Some believe that the striped trousers of military regalia were repurposed to become part of the uniform for city and bank workers (with each bank having it’s own identifiable stripe) whereas others uphold pinstripe’s sporting background, having been adapted from outfits for attending boating events, cheering rowers along from the river banks.
Regardless of it’s military or sporting origin, pinstripe suits quickly became the outfit of bank clerks and came to define respectability, reliability and trust. Ironically, the gangsters of Chicago probably adopted the stripe suit for this very reason, to cover their nefarious activities, but got it wrong by making their suits too flashy, widening and thickening the pinstripe to a brash chalk stripe.
Winston Churchill, one of the most globally recognisable English Prime Ministers, was often pictured in one of his grey pinstripe suits, and he even commissioned his tailor to make a “siren” suit, which was essentially a pinstripe boiler suit he wore when staying up all night during air raids.
Monty Python and John Steed of the Avengers become successful British exports and defined Englishness during the 1960s to maintain the standing of the pinstripe suit.

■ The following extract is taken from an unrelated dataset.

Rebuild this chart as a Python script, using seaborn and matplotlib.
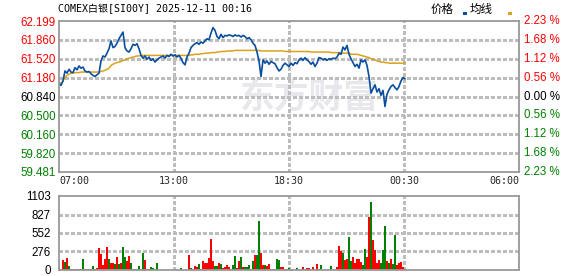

During the intervening years, a subtle grey pinstripe suit has been the default uniform for office workers who don’t want to stick to plain and dull black suiting, or be mistaken for a sommelier in a restaurant.

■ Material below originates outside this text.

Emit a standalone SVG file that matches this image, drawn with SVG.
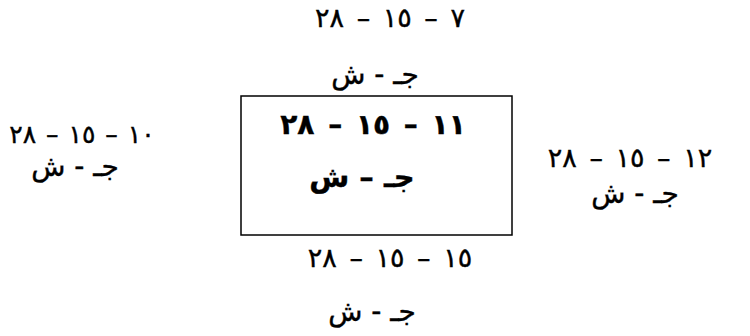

Despite bankers losing their trustworthy image in recent years, due to sub-prime activities that brought about a global financial crisis unchecked by government regulation, the pinstripe suit has survived and still perpetuates it’s Englishness and trustworthiness globally, as stylishly demonstrated by the longest-serving movie spy James Bond in Skyfall.
Pinstripe endures as a stylish, English fabric renowned the world over and long may it continue.
When it came time to choose a textile to represent England in the fabric map of the British Isles, the natural choice was a grey pinstripe fabric. The fabric features on the original fabric maps as well as on the reproduction giclée prints.